Incontro Elio l’ultima volta alla serata Pirelli “Una Musa tra le Ruote” alla Triennale, il mese scorso. E proprio ad Antonio Gallo, responsabile della Comunicazione Pirelli PZero e fan di Fiorucci, chiedo perché non organizzare una mostra dei suoi oggetti “gommosi”ed iconografici, un omaggio al fioruccismo/pop. 
Occhi sempre carichi di meraviglia, modi garbatissimi, l’ultimo abbraccio, accompagnato da un “Ti voglio bene”, era il suo modo di congedarsi, il suo attestato di affetto. Era seduto in prima fila al “battesimo” de Il Sacrificio di Eva Izsak (ed.
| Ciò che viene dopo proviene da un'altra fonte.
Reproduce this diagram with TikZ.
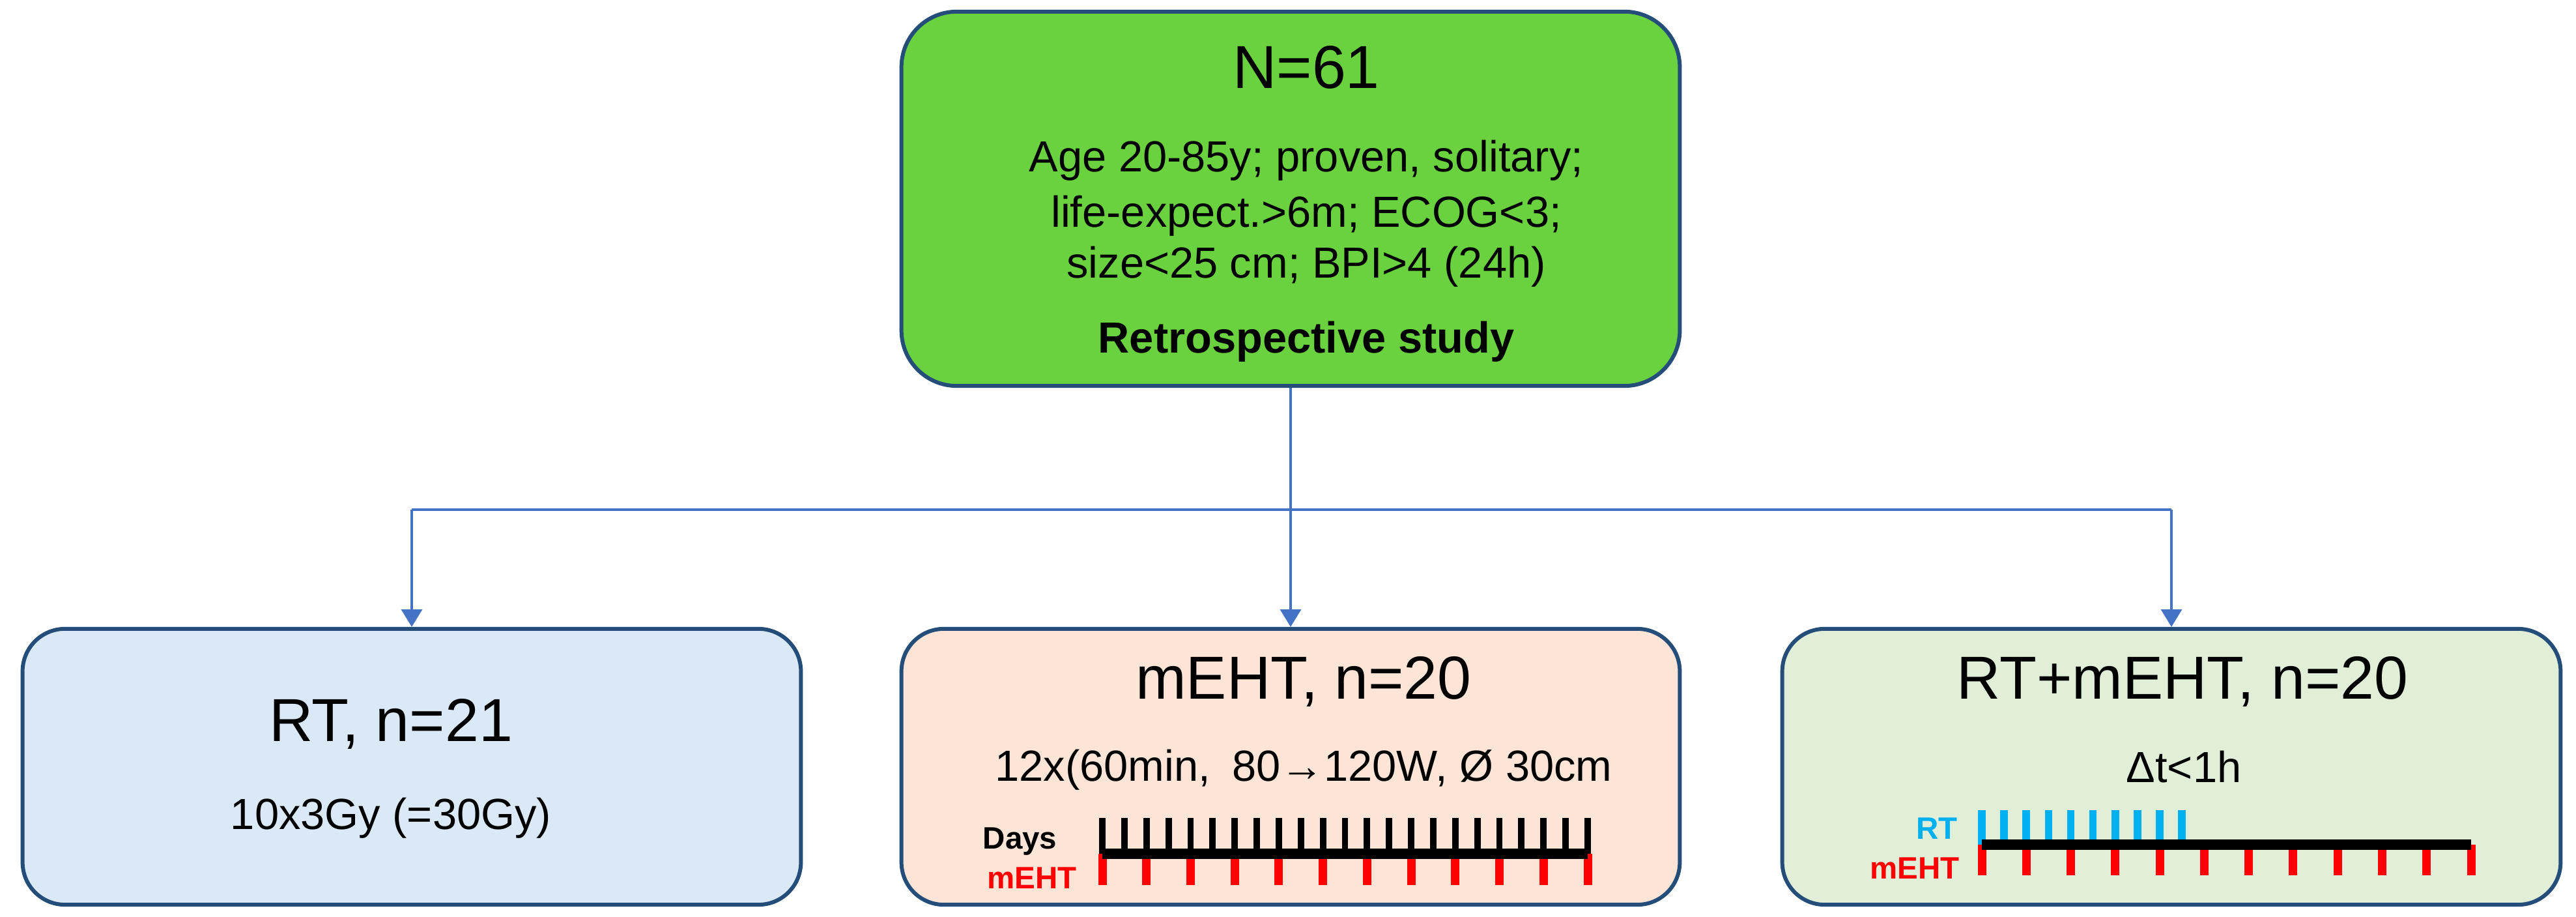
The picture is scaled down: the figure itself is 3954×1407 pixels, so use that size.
\documentclass[tikz,border=0pt]{standalone}
\usepackage{fontspec}
\setmainfont{Liberation Sans}
\usetikzlibrary{arrows.meta,calc}
\definecolor{fc_green}{RGB}{106, 210, 62}
\definecolor{fc_blue}{RGB}{219, 233, 246}
\definecolor{fc_peach}{RGB}{252, 228, 214}
\definecolor{fc_mint}{RGB}{225, 239, 217}
\definecolor{fc_edge}{RGB}{37, 77, 122}
\definecolor{fc_arrow}{RGB}{68, 114, 196}
\definecolor{fc_red}{RGB}{255, 0, 0}
\definecolor{fc_cyan}{RGB}{0, 176, 240}
\tikzstyle{grp}=[rectangle,rounded corners=0.65cm,draw=fc_edge,line width=1.7pt,
  minimum width=11.94cm,minimum height=4.23cm,inner sep=0pt]
\tikzstyle{poolbox}=[grp,fill=fc_green,rounded corners=0.85cm,minimum height=5.74cm]
\tikzstyle{conn}=[draw=fc_arrow,line width=1.1pt]
\tikzstyle{arm}=[conn,-{Triangle[width=0.32cm,length=0.27cm]}]
\tikzstyle{grptitle}=[anchor=base,inner sep=0pt,font=\fontsize{26.5pt}{32pt}\selectfont]
\tikzstyle{txt}=[anchor=base,inner sep=0pt,font=\fontsize{19pt}{23pt}\selectfont]
\tikzstyle{lbl}=[inner sep=0pt,font=\fontsize{13.5pt}{16pt}\selectfont\bfseries]
\tikzstyle{axis}=[line width=4.3pt,black]
\tikzstyle{dtick}=[line width=2.8pt,black]
\tikzstyle{rtick}=[line width=3.7pt,fc_red]
\tikzstyle{ctick}=[line width=3.3pt,fc_cyan]

\begin{document}
\begin{tikzpicture}[x=0.01cm, y=-0.01cm]
    \useasboundingbox (0,0) rectangle (3954,1407);
    % boxes
    \node[poolbox] (pool) at (1981, 305) {};
    \node[grp,fill=fc_blue] (rt) at (632, 1176.5) {};
    \node[grp,fill=fc_peach] (meht) at (1981, 1176.5) {};
    \node[grp,fill=fc_mint] (comb) at (3333, 1176.5) {};
    % connectors
    \coordinate (split) at (1981, 782);
    \draw[conn] (pool.south) -- (split);
    \draw[conn] (rt.north |- split) -- (comb.north |- split);
    \draw[arm] (split) -- (meht.north);
    \draw[arm] (rt.north |- split) -- (rt.north);
    \draw[arm] (comb.north |- split) -- (comb.north);
    % top box
    \node[grptitle] (n61) at (2005, 136) {N=61};
    \node[txt] (crit1) at (2005, 264) {Age 20-85y; proven, solitary;};
    \node[txt] (crit2) at (2005, 349) {life-expect.>6m; ECOG<3;};
    \node[txt] (crit3) at (2005, 427) {size<25 cm; BPI>4 (24h)};
    \node[txt,font=\fontsize{19pt}{23pt}\selectfont\bfseries] (retro) at (2005, 542) {Retrospective study};
    % RT arm
    \node[grptitle] (rtn) at (600, 1137) {RT, n=21};
    \node[txt] (rtdose) at (600, 1272) {10x3Gy (=30Gy)};
    % mEHT arm
    \node[grptitle] (mehtn) at (2001, 1073) {mEHT, n=20};
    \node[txt] (mehtdose) at (2001, 1198) {12x(60min,\enspace80→120W, Ø 30cm};
    \coordinate (d0) at (1692, 1310);
    \coordinate (d1) at (2437, 1310);
    \foreach \i in {0,...,22}
        \draw[dtick] ({1692+\i*33.86}, 1310) -- ({1692+\i*33.86}, 1255);
    \foreach \i in {0,...,11}
        \draw[rtick] ({1692+\i*67.73}, 1310) -- ({1692+\i*67.73}, 1358);
    \draw[axis] (d0) -- (d1);
    \node[lbl,anchor=base west] (days) at (1508, 1302) {Days};
    \node[lbl,anchor=base west,text=fc_red] (dmeht) at (1515, 1363) {mEHT};
    % RT+mEHT arm
    \node[grptitle] (combn) at (3350, 1073) {RT+mEHT, n=20};
    \node[txt] (combdt) at (3352, 1200) {Δt<1h};
    \coordinate (c0) at (3042, 1296);
    \coordinate (c1) at (3793, 1296);
    \foreach \i in {0,...,9}
        \draw[ctick] ({3042+\i*34.13}, 1296) -- ({3042+\i*34.13}, 1243);
    \foreach \i in {0,...,11}
        \draw[rtick] ({3042+\i*68.27}, 1296) -- ({3042+\i*68.27}, 1343);
    \draw[axis] (c0) -- (c1);
    \node[lbl,anchor=base east,text=fc_cyan] (crt) at (3005, 1287) {RT};
    \node[lbl,anchor=base east,text=fc_red] (cmeht) at (3008, 1348) {mEHT};
\end{tikzpicture}
\end{document}
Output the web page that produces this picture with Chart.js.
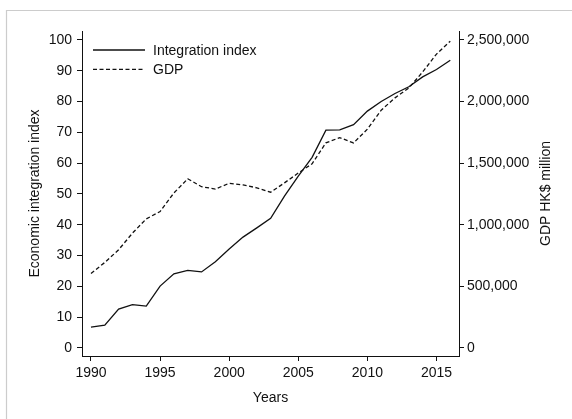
<!DOCTYPE html>
<html>
<head>
<meta charset="utf-8">
<script src="https://cdn.jsdelivr.net/npm/chart.js@4/dist/chart.umd.min.js"></script>
<style>
  html, body { margin: 0; padding: 0; background: #ffffff; }
  #wrap { position: relative; width: 572px; height: 419px; }
</style>
</head>
<body>
<div id="wrap"><canvas id="c" width="572" height="419"></canvas></div>
<script>
// Hong Kong: economic integration index vs. GDP, 1990-2016
const years = [1990, 1991, 1992, 1993, 1994, 1995, 1996, 1997, 1998, 1999,
               2000, 2001, 2002, 2003, 2004, 2005, 2006, 2007, 2008, 2009,
               2010, 2011, 2012, 2013, 2014, 2015, 2016];
const integrationIndex = [6.8, 7.4, 12.6, 14.1, 13.6, 20.1, 24.1, 25.2, 24.7, 28.0,
                          32.1, 36.0, 39.0, 42.1, 49.3, 55.8, 61.9, 70.7, 70.8, 72.5,
                          76.9, 80.0, 82.6, 84.8, 88.0, 90.4, 93.4];
const gdpMillions = [605000, 694000, 797000, 932000, 1048000, 1107000, 1258000, 1373000, 1309000, 1290000,
                     1337000, 1323000, 1300000, 1264000, 1340000, 1420000, 1495000, 1665000, 1707000, 1664000,
                     1776000, 1930000, 2030000, 2110000, 2240000, 2385000, 2490000];
const yearTicks = [1990, 1995, 2000, 2005, 2010, 2015];
const indexTicks = [0, 10, 20, 30, 40, 50, 60, 70, 80, 90, 100];
const gdpTicks = [0, 500000, 1000000, 1500000, 2000000, 2500000];

const seriesLabels = ['Integration index', 'GDP'];
const axisTitles = { x: 'Years', left: 'Economic integration index', right: 'GDP HK$ million' };

const FONT = '"Liberation Sans", Arial, Helvetica, sans-serif';
const INK = '#111111';

// outer frame (only the top and left edges fall inside the canvas)
const framePlugin = {
  id: 'frame',
  beforeDraw(chart) {
    const ctx = chart.ctx;
    ctx.save();
    ctx.fillStyle = '#ffffff';
    ctx.fillRect(0, 0, chart.width, chart.height);
    ctx.strokeStyle = '#cccccc';
    ctx.lineWidth = 1.2;
    ctx.beginPath();
    ctx.moveTo(6.5, chart.height);
    ctx.lineTo(6.5, 10.5);
    ctx.lineTo(chart.width, 10.5);
    ctx.stroke();
    ctx.restore();
  }
};

// axis titles and legend drawn inside the plot
const annotatePlugin = {
  id: 'annotate',
  afterDraw(chart) {
    const ctx = chart.ctx;
    const area = chart.chartArea;
    const midY = (area.top + area.bottom) / 2;
    ctx.save();
    ctx.fillStyle = INK;
    ctx.font = '14px ' + FONT;
    ctx.textAlign = 'center';
    ctx.textBaseline = 'alphabetic';
    ctx.fillText(axisTitles.x, (area.left + area.right) / 2, 402);

    ctx.save();
    ctx.translate(38.5, midY);
    ctx.rotate(-Math.PI / 2);
    ctx.fillText(axisTitles.left, 0, 0);
    ctx.restore();

    ctx.save();
    ctx.translate(549.5, midY);
    ctx.rotate(-Math.PI / 2);
    ctx.fillText(axisTitles.right, 0, 0);
    ctx.restore();

    // legend
    const rows = [50, 69.3];
    chart.data.datasets.forEach((ds, i) => {
      const y = rows[i];
      ctx.strokeStyle = ds.borderColor;
      ctx.lineWidth = ds.borderWidth;
      ctx.setLineDash(ds.borderDash || []);
      ctx.beginPath();
      ctx.moveTo(area.left + 11, y);
      ctx.lineTo(area.left + 63, y);
      ctx.stroke();
      ctx.setLineDash([]);
      ctx.textAlign = 'left';
      ctx.fillText(ds.label, area.left + 71, y + 5);
    });
    ctx.restore();
  }
};

const tickFont = { family: FONT, size: 14 };
const tickGrid = { display: true, drawOnChartArea: false, drawTicks: true, tickLength: 5, color: INK, lineWidth: 1 };
const axisBorder = { display: true, color: INK, width: 1 };

new Chart(document.getElementById('c'), {
  type: 'line',
  data: {
    datasets: [
      {
        label: seriesLabels[0],
        data: years.map((y, i) => ({ x: y, y: integrationIndex[i] })),
        yAxisID: 'y',
        borderColor: INK,
        borderWidth: 1.3,
        pointRadius: 0,
        tension: 0,
        fill: false
      },
      {
        label: seriesLabels[1],
        data: years.map((y, i) => ({ x: y, y: gdpMillions[i] })),
        yAxisID: 'y2',
        borderColor: INK,
        borderWidth: 1.3,
        borderDash: [4, 2.5],
        pointRadius: 0,
        tension: 0,
        fill: false
      }
    ]
  },
  options: {
    responsive: false,
    animation: false,
    devicePixelRatio: 1,
    layout: { padding: { top: 31, left: 0, right: 0, bottom: 0 } },
    plugins: { legend: { display: false }, tooltip: { enabled: false } },
    scales: {
      x: {
        type: 'linear',
        min: 1989.35,
        max: 2016.63,
        afterBuildTicks: s => { s.ticks = yearTicks.map(v => ({ value: v })); },
        afterFit: s => { s.height = 63; },
        ticks: { font: tickFont, color: INK, padding: 4, maxRotation: 0, autoSkip: false, callback: v => String(v) },
        grid: tickGrid,
        border: axisBorder
      },
      y: {
        type: 'linear',
        position: 'left',
        min: -2.6,
        max: 102.9,
        afterBuildTicks: s => { s.ticks = indexTicks.map(v => ({ value: v })); },
        afterFit: s => { s.width = 82; },
        ticks: { font: tickFont, color: INK, padding: 5, autoSkip: false, callback: v => String(v) },
        grid: tickGrid,
        border: axisBorder
      },
      y2: {
        type: 'linear',
        position: 'right',
        min: -65000,
        max: 2572500,
        afterBuildTicks: s => { s.ticks = gdpTicks.map(v => ({ value: v })); },
        afterFit: s => { s.width = 113; },
        ticks: { font: tickFont, color: INK, padding: 3, autoSkip: false, callback: v => v.toLocaleString('en-US') },
        grid: tickGrid,
        border: axisBorder
      }
    }
  },
  plugins: [framePlugin, annotatePlugin]
});
</script>
</body>
</html>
ChiareLettere) alla Feltrinelli al Duomo. Intrigato dal dibattito, andò a congratularsi con Peter Gomez (ndr. ricordi direttore?) e disse: “Mi piace il tuo giornale, è palpitante, rivoluzionario…” E detto da lui, lo stilista ante litteram, che rimase uno spirito libero anche quando fu costretto a vendere il marchio, aveva il suo perché.
Carla Milesi, artista eclettica, amica di sempre: “Prima che il tempo potesse sciupare la sua leggenda, prima che lo infilasse nel cono d’ombra della vecchiaia e della malattia, è volato via. Proprio come quegli angioletti vittoriani usati nel 1970 come logo del brand e rimasti indelebili nella memoria collettiva. Se non avesse fatto lo stilista si sarebbe fatto guru di una terapia dell’amore universale. Più che mai necessaria di questi tempi, diceva. Carla è tra le primissime a sostenere la petizione perché la Galleria Passerella sia a lui dedicata. Dai, sindaco Pisapia pensaci tu. Non basta solo uno sterile cordoglio. Elio merita di più.